→ INFORMATION SUPPLIED
•••

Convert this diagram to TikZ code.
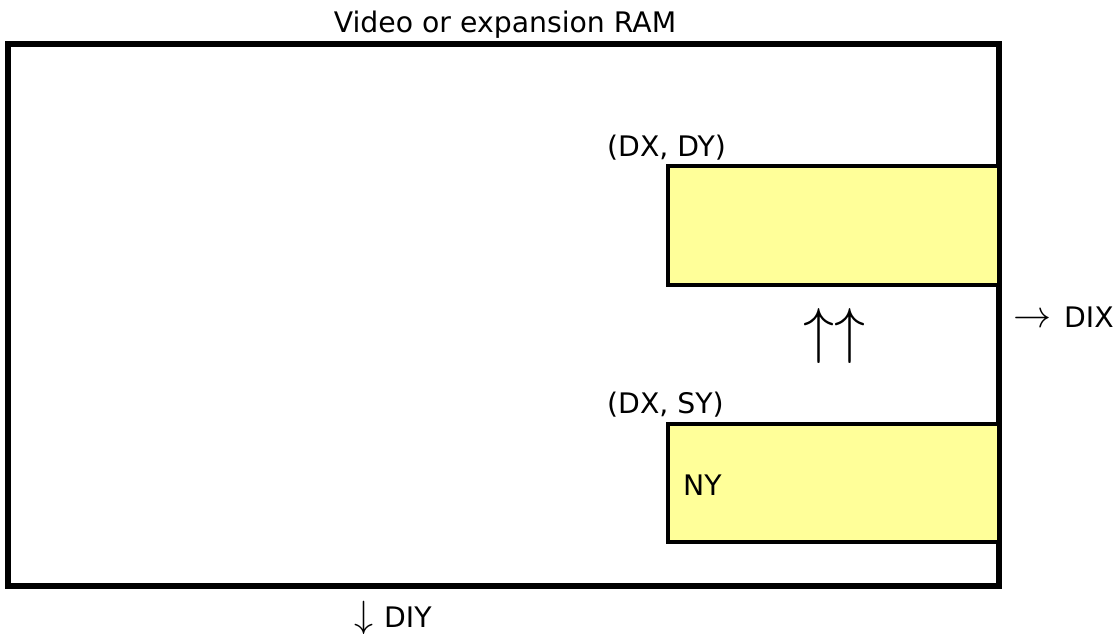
\documentclass[tikz,border=0pt]{standalone}
\usepackage{fontspec}
\usepackage{graphicx}
\setmainfont{DejaVu Sans}
\definecolor{paleyellow}{RGB}{255,255,153}
\newcommand{\bigarrow}[2]{\scalebox{#1}{\fontsize{10}{12}\selectfont$#2$}}
\tikzset{
  framebox/.style={draw=black, line width=6pt, rectangle, inner sep=0pt, fill=none},
  ybox/.style={draw=black, line width=4pt, fill=paleyellow, rectangle, inner sep=0pt},
  lbl/.style={anchor=base west, inner sep=0pt, font=\fontsize{28.3}{34}\selectfont},
}
\begin{document}
\begin{tikzpicture}[x=1pt,y=-1pt]
\useasboundingbox (0,0) rectangle (1120,634);
\node[framebox, minimum width=991pt, minimum height=541pt] (frame) at (503.5,315) {};
\node[ybox, minimum width=331pt, minimum height=119.5pt] (dst) at (833.5,225.25) {};
\node[ybox, minimum width=331pt, minimum height=118.5pt] (src) at (833.5,482.75) {};
\node[lbl, anchor=base] (title) at (505,33) {Video or expansion RAM};
\node[lbl] (dxdy) at (607,157) {(DX, DY)};
\node[lbl] (dxsy) at (607,413) {(DX, SY)};
\node[lbl] (ny) at (683,495) {NY};
\node[inner sep=0pt] (up) at (834,336) {\bigarrow{6.2}{\uparrow\uparrow}};
\node[lbl] (dix) at (1013,327) {\bigarrow{3.8}{\rightarrow}\hspace{4pt}\ DIX};
\node[lbl] (diy) at (354,627) {\bigarrow{3.8}{\downarrow}\hspace{2pt}\ DIY};
\end{tikzpicture}
\end{document}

•••

→ BRIEF
Return each line of the data, keeping its wording exact and omitting pictures.

→ RESPONSE TO THIS EXERCISE
Convert this diagram to TikZ code.
\documentclass[tikz,border=0pt]{standalone}
\usepackage{fontspec}
\usepackage{graphicx}
\setmainfont{DejaVu Sans}
\definecolor{paleyellow}{RGB}{255,255,153}
\newcommand{\bigarrow}[2]{\scalebox{#1}{\fontsize{10}{12}\selectfont$#2$}}
\tikzset{
  framebox/.style={draw=black, line width=6pt, rectangle, inner sep=0pt, fill=none},
  ybox/.style={draw=black, line width=4pt, fill=paleyellow, rectangle, inner sep=0pt},
  lbl/.style={anchor=base west, inner sep=0pt, font=\fontsize{28.3}{34}\selectfont},
}
\begin{document}
\begin{tikzpicture}[x=1pt,y=-1pt]
\useasboundingbox (0,0) rectangle (1120,634);
\node[framebox, minimum width=991pt, minimum height=541pt] (frame) at (503.5,315) {};
\node[ybox, minimum width=331pt, minimum height=119.5pt] (dst) at (833.5,225.25) {};
\node[ybox, minimum width=331pt, minimum height=118.5pt] (src) at (833.5,482.75) {};
\node[lbl, anchor=base] (title) at (505,33) {Video or expansion RAM};
\node[lbl] (dxdy) at (607,157) {(DX, DY)};
\node[lbl] (dxsy) at (607,413) {(DX, SY)};
\node[lbl] (ny) at (683,495) {NY};
\node[inner sep=0pt] (up) at (834,336) {\bigarrow{6.2}{\uparrow\uparrow}};
\node[lbl] (dix) at (1013,327) {\bigarrow{3.8}{\rightarrow}\hspace{4pt}\ DIX};
\node[lbl] (diy) at (354,627) {\bigarrow{3.8}{\downarrow}\hspace{2pt}\ DIY};
\end{tikzpicture}
\end{document}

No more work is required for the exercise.